There is something about some foreign cars which has been factually stated thus: "Rolls-Royce Ltd. give a comprehensive three years' guarantee with every new chassis sold by them. Under the terms of this guarantee not only is any defective part replaced, but it is also fitted to the chassis free of charge." There is also something about the little British roadbug at the humorous other extreme from Rolls-Royce, the Baby Austin. And on sale in Manhattan last week, after five years of successful manufacture by the German firm of Mercédès-Benz, was a medium-sized car in which the most advanced European features of construction have been merged: tube frame, engine at the rear, independent springing of all four wheels.

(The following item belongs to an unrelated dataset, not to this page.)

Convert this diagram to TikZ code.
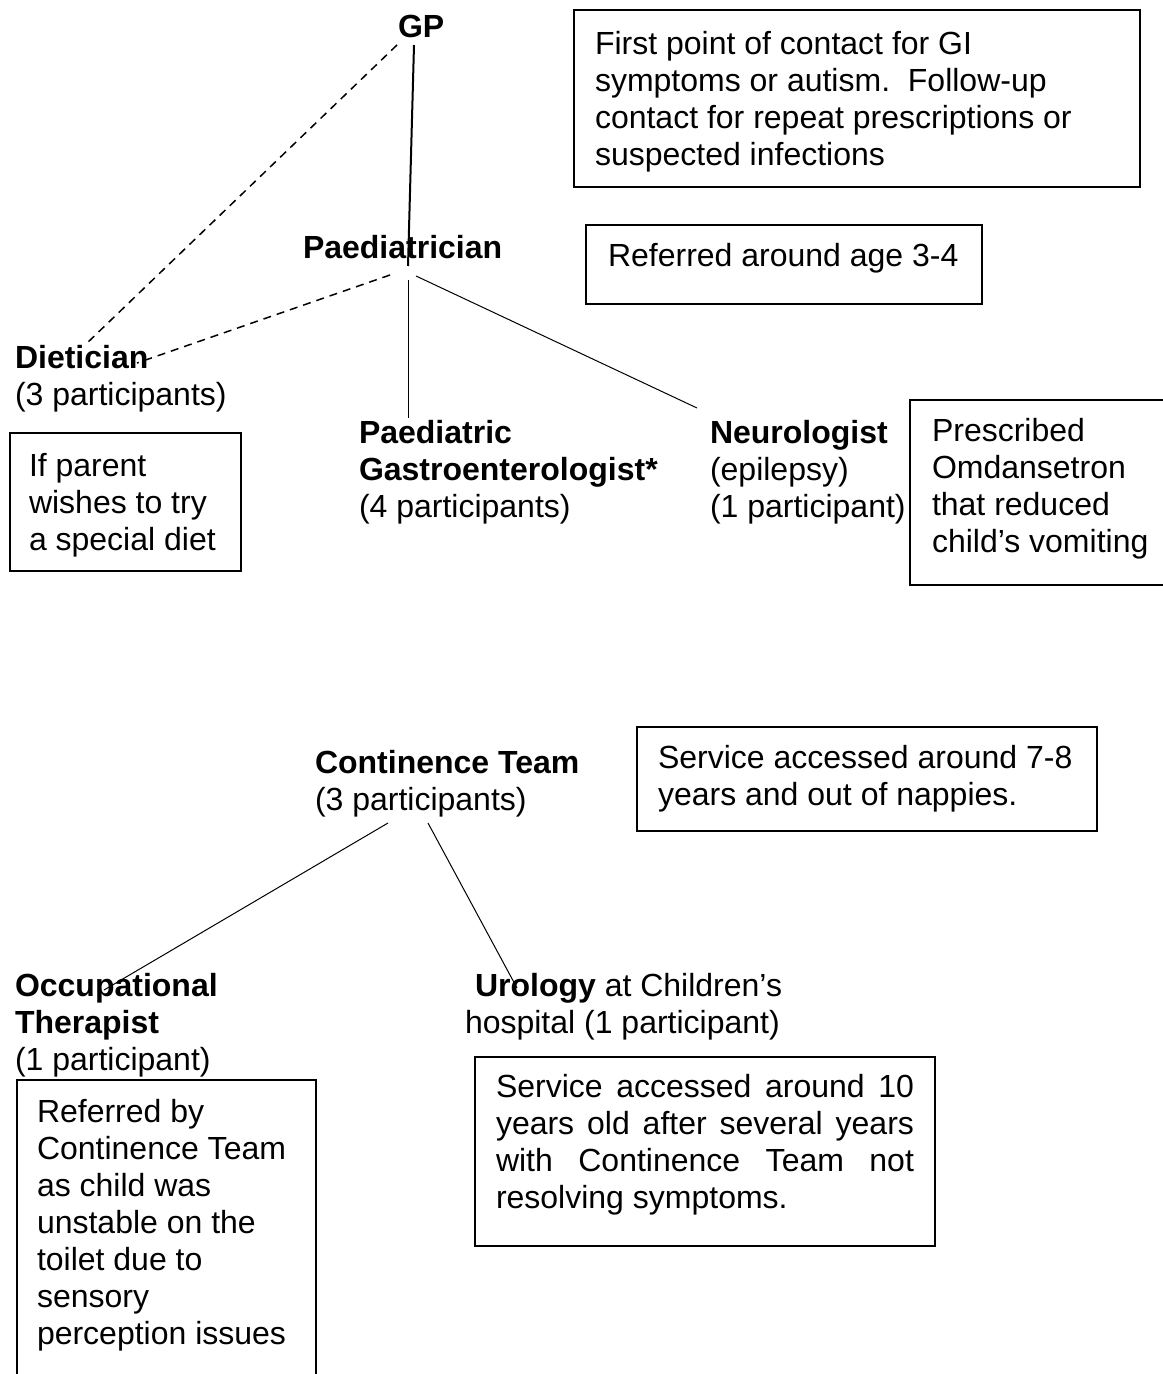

For years U. S. motor manufacturers have urged lowering of the U. S. tariff on cars, with the idea that only after this was done could they win reciprocal tariff cuts abroad and break heavily into European markets. Today, with the U. S. tariff on imported cars down to a trifling 10%, they are being bought for fun and swank in commercially negligible quantities. U. S. makers watch foreign imports in a mood of amused tolerance far different from that of automobile men overseas. In the United Kingdom the industry is so scared of U. S. and even Canadian competition that it buys full-page ads to fight foreign cars as such. Some of these advertisements attempt the fear appeal. In one, a British couple are shown shamefacedly scuttling out of their golf club, as the wife says to her husband, "I always feel uneasy here. We seem to be the only people with a foreign car." In another, an extremely British sales manager in impeccable striped trousers brings blushing shame to the cheeks of one of his salesmen with the hint: "I don't think it looks well for one of our representatives to run a foreign car." Nevertheless Edward VIII has a new Canadian Buick which the horrified United Kingdom industry considers "foreign."
Delivered in Manhattan this week the Baby Austin, which is called by its makers the "Nippy Sports" model (see cut p. 33), sells for $745 with a special "super-engine" of 21 h. p., or for $695 with the standard Baby Austin engine which develops 17 h. p. (rated for tax purposes at 7.8 h. p.). In cheapest standard roadster form, the Austin is offered in Manhattan for $495, with 40 mi. per gal. promised. Efforts to manufacture Austins in the U. S. miserably failed (TIME, Sept. 2, 1935), because they obviously cannot be sold to the U. S. masses in competition with U. S. cars of similar price, but the importers last week hoped to do a brisk trade in "Nippy Sports" as novelties.